The Economics of Alternative Transportation Modes: An Empirical Assessment of the Twin Cities
Barbara Kannimnen , Craig Mohn
Report no. None
This report presents a model of travel behavior for the Twin Cities Metropolitan Area using the 1990 Travel Behavior Inventory. The model incorporates mode choice and the number of trips individuals take. Using the estimation results, we report estimates for mode share price elasticities and find that they are quite low. All mode share elasticities are less than 0.25 which means that a 4% price change could cause no more than a 1% change in mode share. Mode share elasticities for nonwork trips are higher than those for work trips indicating that there is greater flexibility in non-work trip mode choices than in work trip choices. Two pricing policy simulations are performed and the results verify that there is low mode choice responsiveness to price changes.

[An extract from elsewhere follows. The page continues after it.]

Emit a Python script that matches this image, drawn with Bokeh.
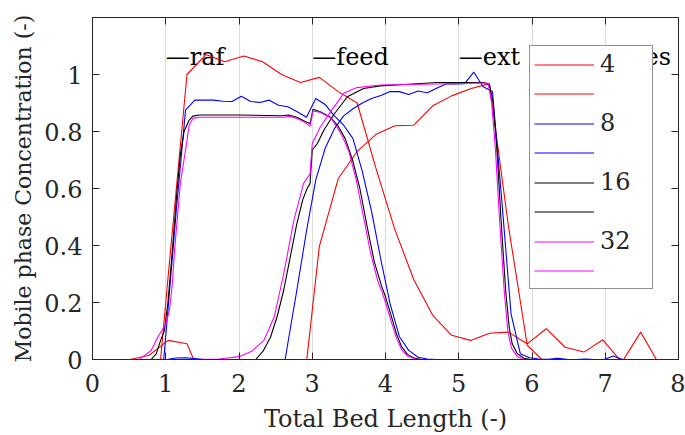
from bokeh.plotting import figure
from bokeh.models import (Range1d, LinearAxis, FixedTicker, Legend, LegendItem)
from bokeh.core.properties import value
from bokeh.embed import file_html
from bokeh.resources import INLINE

# ---------------- data ----------------
# N = 4 (coarse grid, 32 nodes)
x4 = [0.0, 0.258, 0.516, 0.774, 1.032, 1.290, 1.548, 1.806, 2.065, 2.323, 2.581,
      2.839, 3.097, 3.355, 3.613, 3.871, 4.129, 4.387, 4.645, 4.903, 5.161, 5.419,
      5.677, 5.935, 6.194, 6.452, 6.710, 6.968, 7.226, 7.484, 7.742, 8.0]
y4_a = [0, 0, 0, -0.44, 0.29, 1.0, 1.07, 1.045, 1.065, 1.045, 1.0,
        0.972, 0.99, 0.94, 0.90, 0.67, 0.455, 0.28, 0.155, 0.085, 0.067, 0.092,
        0.096, 0.055, 0.108, 0.043, 0.026, 0.069, -0.01, 0.096, -0.02, 0.0]
y4_b = [0, 0, 0, 0.015, 0.067, 0.055, -0.1, 0, 0, 0, 0,
        -0.2, 0.397, 0.635, 0.73, 0.79, 0.82, 0.822, 0.89, 0.925, 0.95, 0.968,
        0.47, 0.05, -0.015, 0, 0, 0, 0, 0, 0, 0]

# N = 8 (64 nodes)
x8 = [0.0, 0.127, 0.254, 0.381, 0.508, 0.635, 0.762, 0.889, 1.016, 1.143, 1.270,
      1.397, 1.524, 1.651, 1.778, 1.905, 2.032, 2.159, 2.286, 2.413, 2.540, 2.667,
      2.794, 2.921, 3.048, 3.175, 3.302, 3.429, 3.556, 3.683, 3.810, 3.937, 4.063,
      4.190, 4.317, 4.444, 4.571, 4.698, 4.825, 4.952, 5.079, 5.206, 5.333, 5.460,
      5.587, 5.714, 5.841, 5.968, 6.095, 6.222, 6.349, 6.476, 6.603, 6.730, 6.857,
      6.984, 7.111, 7.238, 7.365, 7.492, 7.619, 7.746, 7.873, 8.0]
y8_a = [0, 0, 0, 0, 0, 0, 0, -0.25, 0.13, 0.52, 0.875,
        0.91, 0.91, 0.91, 0.906, 0.905, 0.924, 0.905, 0.902, 0.91, 0.892, 0.887,
        0.869, 0.85, 0.916, 0.895, 0.855, 0.822, 0.775, 0.66, 0.52, 0.35, 0.195,
        0.08, 0.032, 0.008, 0.002, 0, 0, 0, 0, 0, 0, 0,
        0, 0, 0, 0, 0, 0, 0, 0, 0, 0, 0,
        0, 0, 0, 0, 0, 0, 0, 0, 0]
y8_b = [0, 0, 0, 0, 0, 0, 0, 0, 0, 0.005, 0.006,
        0.003, 0, 0, 0, 0, 0, 0, 0, 0, -0.14, 0.057,
        0.25, 0.45, 0.63, 0.74, 0.81, 0.855, 0.88, 0.9, 0.916, 0.926, 0.94,
        0.94, 0.93, 0.942, 0.936, 0.952, 0.967, 0.967, 0.968, 1.008, 0.957, 0.94,
        0.56, 0.16, 0.02, 0.006, 0.002, 0.001, 0.004, 0.001, 0, 0.002, 0,
        0, 0.012, 0, 0, 0, 0, 0, 0, 0]

# N = 16
x16_a = [0, 0.8, 0.87, 0.93, 0.98, 1.03, 1.09, 1.15, 1.2, 1.25, 1.32, 1.37, 1.46,
         2.0, 2.57, 2.68, 2.79, 2.91, 2.97, 3.01, 3.11, 3.25, 3.35, 3.45, 3.55,
         3.65, 3.75, 3.85, 3.95, 4.0, 4.07, 4.15, 4.22, 4.3, 4.4, 4.5, 8.0]
y16_a = [0, 0, 0.02, 0.067, 0.10, 0.2, 0.383, 0.58, 0.72, 0.80, 0.84, 0.854, 0.858,
         0.858, 0.855, 0.858, 0.85, 0.834, 0.828, 0.878, 0.869, 0.85, 0.82, 0.775, 0.70,
         0.60, 0.465, 0.34, 0.255, 0.22, 0.16, 0.09, 0.045, 0.018, 0.004, 0, 0]
x16_b = [0, 2.23, 2.33, 2.43, 2.52, 2.61, 2.70, 2.79, 2.87, 2.93, 2.97, 3.0, 3.07,
         3.16, 3.29, 3.48, 3.70, 3.93, 4.25, 4.71, 5.34, 5.42, 5.47, 5.52, 5.58,
         5.64, 5.69, 5.73, 5.8, 5.9, 6.0, 8.0]
y16_b = [0, 0, 0.03, 0.078, 0.15, 0.243, 0.36, 0.477, 0.56, 0.6, 0.617, 0.735, 0.758,
         0.805, 0.858, 0.922, 0.951, 0.96, 0.965, 0.972, 0.972, 0.963, 0.9, 0.74, 0.48,
         0.243, 0.11, 0.055, 0.02, 0.003, 0, 0]

# N = 32
x32_a = [0, 0.64, 0.8, 0.89, 0.96, 1.0, 1.05, 1.09, 1.12, 1.2, 1.27, 1.32, 1.37, 1.46,
         2.0, 2.6, 2.7, 2.8, 2.9, 2.97, 3.01, 3.1, 3.25, 3.3, 3.4, 3.5, 3.6, 3.7,
         3.8, 3.9, 3.95, 4.0, 4.07, 4.15, 4.22, 4.3, 4.4, 4.5, 8.0]
y32_a = [0, 0, 0.032, 0.078, 0.108, 0.125, 0.172, 0.266, 0.383, 0.62, 0.735, 0.822, 0.846, 0.85,
         0.85, 0.85, 0.853, 0.845, 0.832, 0.818, 0.872, 0.868, 0.848, 0.83, 0.79, 0.73, 0.63, 0.5,
         0.37, 0.27, 0.24, 0.2, 0.14, 0.075, 0.035, 0.012, 0.002, 0, 0]
x32_b = [0, 1.4, 1.73, 2.0, 2.18, 2.34, 2.48, 2.61, 2.75, 2.88, 2.97, 3.0, 3.11,
         3.25, 3.43, 3.61, 3.93, 4.5, 5.4, 5.45, 5.5, 5.56, 5.62, 5.67, 5.72, 5.8,
         5.9, 8.0]
y32_b = [0, 0, 0.002, 0.01, 0.03, 0.067, 0.149, 0.30, 0.489, 0.617, 0.652, 0.758, 0.816,
         0.869, 0.934, 0.954, 0.963, 0.966, 0.97, 0.9, 0.74, 0.48, 0.243, 0.1, 0.04, 0.01,
         0, 0]

zone_x = [1, 3, 5, 7]
zone_labels = ["\u2014raf", "\u2014feed", "\u2014ext", "\u2014des"]
zone_label_y = [1.06, 1.06, 1.06, 1.06]

x_ticks = [0, 1, 2, 3, 4, 5, 6, 7, 8]
y_ticks = [0, 0.2, 0.4, 0.6, 0.8, 1]
y_tick_labels = ["0", "0.2", "0.4", "0.6", "0.8", "1"]

# ---------------- figure ----------------
FONT = "DejaVu Serif"
AX = "#262626"

p = figure(width=685, height=435, output_backend="svg", toolbar_location=None,
           x_range=Range1d(0, 8), y_range=Range1d(0, 1.2),
           min_border_left=92, min_border_right=7, min_border_top=17,
           min_border_bottom=76, x_axis_label="Total Bed Length (-)",
           y_axis_label="Mobile phase Concentration (-)")
p.outline_line_color = AX
p.outline_line_width = 1
p.background_fill_color = "white"
p.border_fill_color = "white"

p.xaxis.ticker = FixedTicker(ticks=x_ticks)
p.yaxis.ticker = FixedTicker(ticks=y_ticks)
p.yaxis.major_label_overrides = {t: s for t, s in zip(y_ticks, y_tick_labels)}

for ax in [p.xaxis[0], p.yaxis[0]]:
    ax.axis_line_color = AX
    ax.major_tick_line_color = AX
    ax.major_tick_in = 7
    ax.major_tick_out = 0
    ax.minor_tick_line_color = None
    ax.major_label_text_font = FONT
    ax.major_label_text_font_size = "24px"
    ax.major_label_text_color = AX
    ax.axis_label_text_font = FONT
    ax.axis_label_text_font_style = "normal"
    ax.axis_label_text_color = AX
p.xaxis.axis_label_text_font_size = "24px"
p.yaxis.axis_label_text_font_size = "22px"
p.xaxis.major_label_standoff = 14
p.yaxis.major_label_standoff = 10
p.xaxis.axis_label_standoff = 10
p.yaxis.axis_label_standoff = 5

ax_r = LinearAxis(ticker=FixedTicker(ticks=y_ticks), major_label_text_font_size="1px",
                  major_label_text_color=None, major_tick_in=7, major_tick_out=0,
                  minor_tick_line_color=None, axis_line_color=AX,
                  major_tick_line_color=AX, major_label_standoff=0)
ax_t = LinearAxis(ticker=FixedTicker(ticks=x_ticks), major_label_text_font_size="1px",
                  major_label_text_color=None, major_tick_in=7, major_tick_out=0,
                  minor_tick_line_color=None, axis_line_color=AX,
                  major_tick_line_color=AX, major_label_standoff=0)
p.add_layout(ax_r, "right")
p.add_layout(ax_t, "above")

p.xgrid.grid_line_color = "#dcdcdc"
p.ygrid.grid_line_color = None

# zone labels (drawn below legend)
p.text(x=zone_x, y=zone_label_y, text=zone_labels, text_font=value(FONT),
       text_font_size="24px", text_baseline="middle", text_align="left",
       text_color="black")

series = [
    ("4", "#ff0000", x4, y4_a, x4, y4_b),
    ("8", "#0000ff", x8, y8_a, x8, y8_b),
    ("16", "#000000", x16_a, y16_a, x16_b, y16_b),
    ("32", "#ff00ff", x32_a, y32_a, x32_b, y32_b),
]
items = []
for lab, col, xa, ya, xb, yb in series:
    ra = p.line(xa, ya, line_color=col, line_width=1.1)
    rb = p.line(xb, yb, line_color=col, line_width=1.1)
    items.append(LegendItem(label=lab, renderers=[ra]))
    items.append(LegendItem(label=" ", renderers=[rb]))

legend = Legend(items=items, location=(437, 70), border_line_color=AX,
                border_line_width=1, background_fill_color="white",
                background_fill_alpha=1, label_text_font=FONT,
                label_text_font_size="24px", label_text_color=AX,
                glyph_width=60, glyph_height=27, label_height=27,
                label_width=48, label_standoff=6, spacing=2, padding=4,
                margin=0)
p.add_layout(legend)

open("out.html", "w").write(file_html(p, INLINE))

The welfare costs associated with these policies are derived. It is found that a 10% gasoline tax would cost the average traveler $0.33 per day. A transit fare reduction by one-half would benefit the average traveler $0.12 per day. It should be noted though that the transit fare reduction affects only a small part of the population who, apparently, receive large cost savings. Although the transit fare reduction does not reduce vehicle use by much, it does increase the transit share by 24%, a substantial increase in ridership. The results presented here imply that large price changes are necessary to induce people to reduce their vehicle use either by switching modes or reducing the number of trips they take.